Maria Bykova is 25 with a job that is a little like a car: lots of moving parts. Her role is “Sales Manager, Groups & Events” for the Hotel Baltschug Kempinski, a Five Star hotel in the center of Moscow. The establishment is part of the Kempinski group, which owns or manages 75 luxury hotels, mostly in Europe and Asia.
Maria deals with companies planning to hold events at the hotel, such as all-day conferences, board meetings, breakfast meetings, training sessions, awards ceremonies, cocktail parties, or team building. Clients come from all over the world and naturally have high standards given the hotel’s 5-star rating.
“When planning an event, clients will visit us for a site inspection. I show them the hotel and describe our advantages in comparison to other hotels,” explained Maria.
“After their visit, I send our offer via email with all the information. Then I call the client to check if our offer is received and if there are any questions.
“If everything is confirmed, I discuss all the details with the client, such as the set-up, timing, and menus.
“A week prior to the event I send a function sheet to all involved departments. Then a day in advance I pass all the information to the banquet department and they are in charge of the client on the day of the event.
“ When the event is over, we close it with the accounting department and invite the client for feedback. If there are any issues, we want to know about them in order to prevent similar things in future and to maintain a high level of luxury service.”
Clear, comprehensive, and accurate communications is vital to Maria’s work, and indeed practically any job in the tourism industry. That is why the GTTP emphasizes activities that require practicing communications skills, such as the Student Research Competition.
It was representing Russia in the Research Competition Student/Teacher Conference near Frankfurt, Germany, in 2005, that led Maria to the hotel industry.
Attending the Conference was a turning point in her life.
“At that time I was thinking about a career in IT, but after the conference I realized I would rather work with people and that my knowledge of English and computers could be very helpful,” said Maria.
“The students’ Case Studies and the presentations were amazing. Everybody did their best presenting their countries and explaining what they could do to develop tourism which is very important for us all because it really brings people together. We experienced it first hand at the conference. There were students from different countries and it was exciting to learn about different cultures from peers – not from books or films,” she added.

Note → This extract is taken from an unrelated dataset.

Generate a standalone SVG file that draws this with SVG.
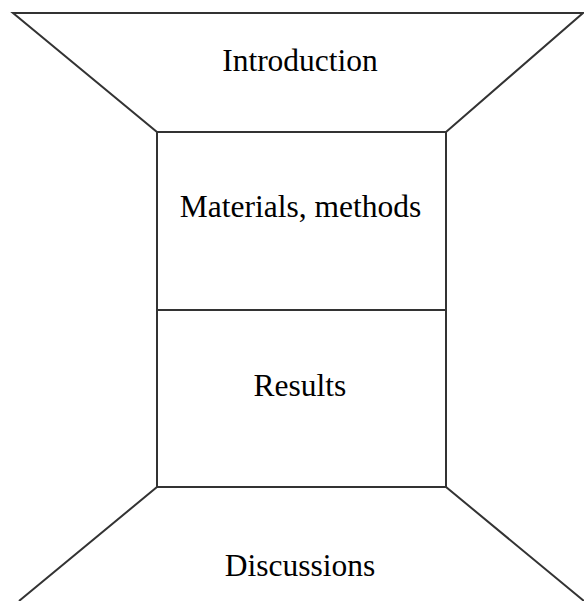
<svg xmlns="http://www.w3.org/2000/svg" width="584" height="601" viewBox="0 0 584 601">
<style>
.s{fill:none;stroke:#333;stroke-width:2;stroke-linejoin:miter}
.t{font-family:"Liberation Serif","Times New Roman",serif;font-size:31.5px;fill:#000;text-anchor:middle}
</style>
<rect width="584" height="601" fill="#fff"/>
<g id="introduction">
<polygon class="s" points="13,13 583,13 446,132 157,132"/>
<text class="t" x="300" y="71">Introduction</text>
</g>
<g id="materials">
<rect class="s" x="157" y="132" width="289" height="178"/>
<text class="t" x="300.5" y="217">Materials, methods</text>
</g>
<g id="results">
<rect class="s" x="157" y="310" width="289" height="177"/>
<text class="t" x="300" y="396">Results</text>
</g>
<g id="discussions">
<polyline class="s" points="19,601 157,487 446,487 584,601"/>
<text class="t" x="300" y="576">Discussions</text>
</g>
<g id="connectors"></g>
</svg>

After she graduated from high school, Maria attended the Plekhanov Russian Economics University in Moscow, one of the top five business schools in the country. Here she earned a degree in Hotel, Restaurant and Tourism Management.
Along the way she had summer jobs for five years working for the Gulfstream Club, an operator of tours. She also spent a few months working in the visa application center that handles requests for visas by Russians travelling to Sweden and Norway before joining Baltschug Kempinski in January 2013. Her job was Sales Coordinator, specializing in groups and events.
By the end of the year she had been promoted to Sales Executive in the same group. Twelve months later, in December 2014, she was promoted to her present job.
What are her career objectives?
“My short term objectives are personal growth and developing my working skills. Longer term I would like to have a higher management position so I can influence how the hotel industry evolves to meet new customer needs,” Maria said.
What advice would she give to people thinking about pursuing a career in Tourism/Hospitality?
“All I can say is that it is the most exciting career and it will always be in demand as more and more people are travelling now,” said Maria. “You will never feel bored because you meet a lot of new people while working.”
“To do your job well you have to study hard at a college or university,” she added, “and you must be careful about every little detail when dealing with people so as not to offend them by doing something which is absolutely appropriate in your country but can be quite the opposite in another one.”
“You must develop cultural awareness to be a success,” said Maria.